%%

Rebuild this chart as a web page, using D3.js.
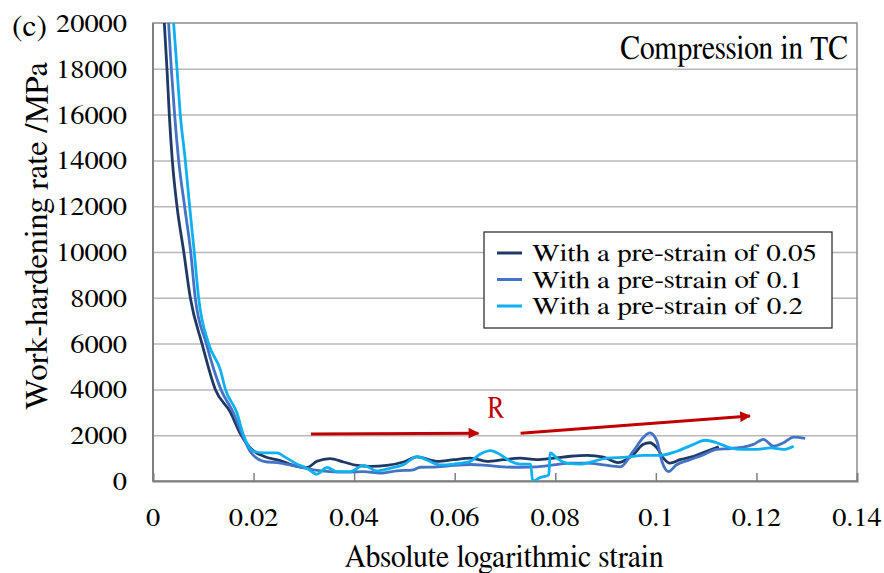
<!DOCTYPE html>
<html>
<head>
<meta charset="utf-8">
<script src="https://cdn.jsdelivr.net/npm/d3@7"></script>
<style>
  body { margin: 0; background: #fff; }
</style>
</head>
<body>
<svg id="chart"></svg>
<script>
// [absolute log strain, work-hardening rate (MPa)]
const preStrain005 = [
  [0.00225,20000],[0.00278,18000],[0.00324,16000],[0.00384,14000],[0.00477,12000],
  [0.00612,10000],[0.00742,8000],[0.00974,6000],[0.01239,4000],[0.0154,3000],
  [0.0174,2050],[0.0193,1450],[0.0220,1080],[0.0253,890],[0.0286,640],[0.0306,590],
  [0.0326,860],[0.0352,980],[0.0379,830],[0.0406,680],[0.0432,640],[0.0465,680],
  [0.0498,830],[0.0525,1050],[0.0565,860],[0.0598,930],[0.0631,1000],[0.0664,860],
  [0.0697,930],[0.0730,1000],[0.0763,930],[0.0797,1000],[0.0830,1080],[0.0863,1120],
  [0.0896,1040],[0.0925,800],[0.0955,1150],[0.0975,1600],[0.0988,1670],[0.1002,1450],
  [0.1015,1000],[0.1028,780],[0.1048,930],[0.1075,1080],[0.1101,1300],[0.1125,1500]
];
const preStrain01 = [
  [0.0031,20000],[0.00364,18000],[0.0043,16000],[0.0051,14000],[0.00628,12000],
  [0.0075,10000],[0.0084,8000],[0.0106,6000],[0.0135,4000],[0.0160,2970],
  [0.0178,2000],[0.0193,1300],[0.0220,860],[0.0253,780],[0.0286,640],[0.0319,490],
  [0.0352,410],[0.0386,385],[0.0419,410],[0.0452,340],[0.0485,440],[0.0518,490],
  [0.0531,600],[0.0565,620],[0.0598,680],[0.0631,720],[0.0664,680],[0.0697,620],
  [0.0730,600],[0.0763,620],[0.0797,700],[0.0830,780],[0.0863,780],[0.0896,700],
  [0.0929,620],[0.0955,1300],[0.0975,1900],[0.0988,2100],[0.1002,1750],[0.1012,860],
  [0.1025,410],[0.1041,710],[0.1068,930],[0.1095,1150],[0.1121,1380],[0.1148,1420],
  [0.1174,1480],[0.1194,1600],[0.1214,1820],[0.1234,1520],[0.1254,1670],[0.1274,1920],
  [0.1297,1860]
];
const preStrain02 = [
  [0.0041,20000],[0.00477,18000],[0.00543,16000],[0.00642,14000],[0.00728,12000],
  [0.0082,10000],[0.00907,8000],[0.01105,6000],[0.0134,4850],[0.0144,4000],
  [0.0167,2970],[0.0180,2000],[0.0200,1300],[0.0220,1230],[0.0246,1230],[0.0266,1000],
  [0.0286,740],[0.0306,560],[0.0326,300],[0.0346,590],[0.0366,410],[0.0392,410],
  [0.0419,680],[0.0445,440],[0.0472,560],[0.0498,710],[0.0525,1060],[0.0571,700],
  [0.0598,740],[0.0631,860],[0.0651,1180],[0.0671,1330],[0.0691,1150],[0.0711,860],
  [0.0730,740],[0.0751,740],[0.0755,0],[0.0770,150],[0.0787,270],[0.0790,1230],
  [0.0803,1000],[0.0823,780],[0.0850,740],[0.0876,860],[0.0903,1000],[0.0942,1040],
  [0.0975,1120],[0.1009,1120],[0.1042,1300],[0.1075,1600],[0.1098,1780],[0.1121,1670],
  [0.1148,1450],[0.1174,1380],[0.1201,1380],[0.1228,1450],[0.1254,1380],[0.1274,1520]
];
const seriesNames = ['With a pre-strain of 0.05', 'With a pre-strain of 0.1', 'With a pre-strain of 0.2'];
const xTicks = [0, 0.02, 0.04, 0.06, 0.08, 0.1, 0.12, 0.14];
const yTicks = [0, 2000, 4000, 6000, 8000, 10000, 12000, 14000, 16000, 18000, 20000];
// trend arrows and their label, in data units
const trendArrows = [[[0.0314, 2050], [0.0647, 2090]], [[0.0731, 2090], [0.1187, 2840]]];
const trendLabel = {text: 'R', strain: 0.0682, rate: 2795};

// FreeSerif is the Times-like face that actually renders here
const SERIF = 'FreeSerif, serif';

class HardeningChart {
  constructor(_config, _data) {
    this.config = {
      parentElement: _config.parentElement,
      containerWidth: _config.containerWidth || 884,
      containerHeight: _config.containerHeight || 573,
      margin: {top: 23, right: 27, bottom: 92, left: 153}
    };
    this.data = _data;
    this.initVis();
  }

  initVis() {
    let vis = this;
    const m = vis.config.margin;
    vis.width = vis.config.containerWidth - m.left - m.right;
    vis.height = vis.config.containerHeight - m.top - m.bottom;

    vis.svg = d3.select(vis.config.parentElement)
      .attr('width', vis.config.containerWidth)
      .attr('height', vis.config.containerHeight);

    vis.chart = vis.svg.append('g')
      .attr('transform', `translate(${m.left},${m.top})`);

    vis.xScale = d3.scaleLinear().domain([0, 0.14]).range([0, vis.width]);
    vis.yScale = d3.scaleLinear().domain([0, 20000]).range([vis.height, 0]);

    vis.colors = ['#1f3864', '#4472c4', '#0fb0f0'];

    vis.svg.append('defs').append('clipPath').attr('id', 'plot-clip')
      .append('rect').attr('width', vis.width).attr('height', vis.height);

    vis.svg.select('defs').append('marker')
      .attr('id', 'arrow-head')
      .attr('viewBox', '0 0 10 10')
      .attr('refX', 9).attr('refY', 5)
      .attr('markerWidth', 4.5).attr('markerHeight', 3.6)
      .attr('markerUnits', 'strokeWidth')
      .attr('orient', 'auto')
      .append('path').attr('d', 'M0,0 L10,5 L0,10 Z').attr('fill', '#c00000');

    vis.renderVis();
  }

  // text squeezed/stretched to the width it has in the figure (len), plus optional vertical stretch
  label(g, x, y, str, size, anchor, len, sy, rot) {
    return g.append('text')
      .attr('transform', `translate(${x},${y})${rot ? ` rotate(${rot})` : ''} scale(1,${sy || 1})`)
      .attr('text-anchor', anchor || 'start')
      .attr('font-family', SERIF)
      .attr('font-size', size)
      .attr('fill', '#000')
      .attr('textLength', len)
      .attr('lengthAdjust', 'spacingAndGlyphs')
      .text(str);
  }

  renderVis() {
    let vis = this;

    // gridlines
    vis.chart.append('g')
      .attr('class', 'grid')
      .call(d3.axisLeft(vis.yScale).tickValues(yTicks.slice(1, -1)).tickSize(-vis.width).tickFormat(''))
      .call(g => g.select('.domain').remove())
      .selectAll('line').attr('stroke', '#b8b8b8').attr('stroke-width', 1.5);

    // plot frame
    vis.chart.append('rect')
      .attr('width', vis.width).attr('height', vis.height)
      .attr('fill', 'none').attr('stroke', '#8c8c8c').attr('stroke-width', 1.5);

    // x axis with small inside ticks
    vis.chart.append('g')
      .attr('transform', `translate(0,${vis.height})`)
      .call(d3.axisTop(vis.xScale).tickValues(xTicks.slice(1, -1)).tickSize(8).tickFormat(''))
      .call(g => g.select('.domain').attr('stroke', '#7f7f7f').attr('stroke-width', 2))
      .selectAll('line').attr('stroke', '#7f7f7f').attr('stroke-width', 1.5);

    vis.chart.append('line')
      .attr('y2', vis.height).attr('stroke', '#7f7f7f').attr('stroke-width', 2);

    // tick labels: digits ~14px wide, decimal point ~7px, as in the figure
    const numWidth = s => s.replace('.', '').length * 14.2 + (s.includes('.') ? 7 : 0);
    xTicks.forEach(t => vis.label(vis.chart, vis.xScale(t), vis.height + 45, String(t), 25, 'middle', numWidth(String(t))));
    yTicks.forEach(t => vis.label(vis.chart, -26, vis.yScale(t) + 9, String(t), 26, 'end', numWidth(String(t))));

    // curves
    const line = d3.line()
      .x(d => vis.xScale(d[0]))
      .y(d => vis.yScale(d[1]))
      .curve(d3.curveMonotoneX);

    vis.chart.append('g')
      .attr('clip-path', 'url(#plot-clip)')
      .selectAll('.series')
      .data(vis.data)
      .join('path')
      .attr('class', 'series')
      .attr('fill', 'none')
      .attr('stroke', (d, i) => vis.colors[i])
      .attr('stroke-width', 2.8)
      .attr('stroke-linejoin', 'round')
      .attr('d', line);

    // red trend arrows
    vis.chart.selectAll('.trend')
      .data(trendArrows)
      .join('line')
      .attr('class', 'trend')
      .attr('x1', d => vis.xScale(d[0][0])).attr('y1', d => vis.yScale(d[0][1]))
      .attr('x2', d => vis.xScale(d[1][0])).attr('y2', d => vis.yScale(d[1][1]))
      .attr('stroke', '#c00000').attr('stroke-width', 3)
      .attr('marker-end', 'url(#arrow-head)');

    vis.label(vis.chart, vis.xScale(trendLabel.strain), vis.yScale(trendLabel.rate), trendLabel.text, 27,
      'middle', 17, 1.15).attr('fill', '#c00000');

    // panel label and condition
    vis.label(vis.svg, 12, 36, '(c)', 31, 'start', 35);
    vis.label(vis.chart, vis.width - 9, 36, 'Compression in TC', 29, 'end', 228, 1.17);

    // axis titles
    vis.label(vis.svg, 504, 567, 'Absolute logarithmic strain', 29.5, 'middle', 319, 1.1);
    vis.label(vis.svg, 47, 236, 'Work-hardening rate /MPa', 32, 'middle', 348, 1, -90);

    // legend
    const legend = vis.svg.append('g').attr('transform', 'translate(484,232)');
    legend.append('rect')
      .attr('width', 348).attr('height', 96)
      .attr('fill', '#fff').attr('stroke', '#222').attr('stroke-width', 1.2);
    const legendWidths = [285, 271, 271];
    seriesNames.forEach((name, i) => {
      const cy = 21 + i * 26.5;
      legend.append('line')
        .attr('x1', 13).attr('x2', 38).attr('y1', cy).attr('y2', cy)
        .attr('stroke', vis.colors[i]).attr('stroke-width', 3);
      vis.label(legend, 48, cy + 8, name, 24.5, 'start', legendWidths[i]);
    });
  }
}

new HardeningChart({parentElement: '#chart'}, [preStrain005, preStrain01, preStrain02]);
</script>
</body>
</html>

%%

Whichever lines contain the string "this", select and copy them.

Rebuild this chart as a web page, using D3.js.
    this.config = {
    this.data = _data;
    this.initVis();
    let vis = this;
    let vis = this;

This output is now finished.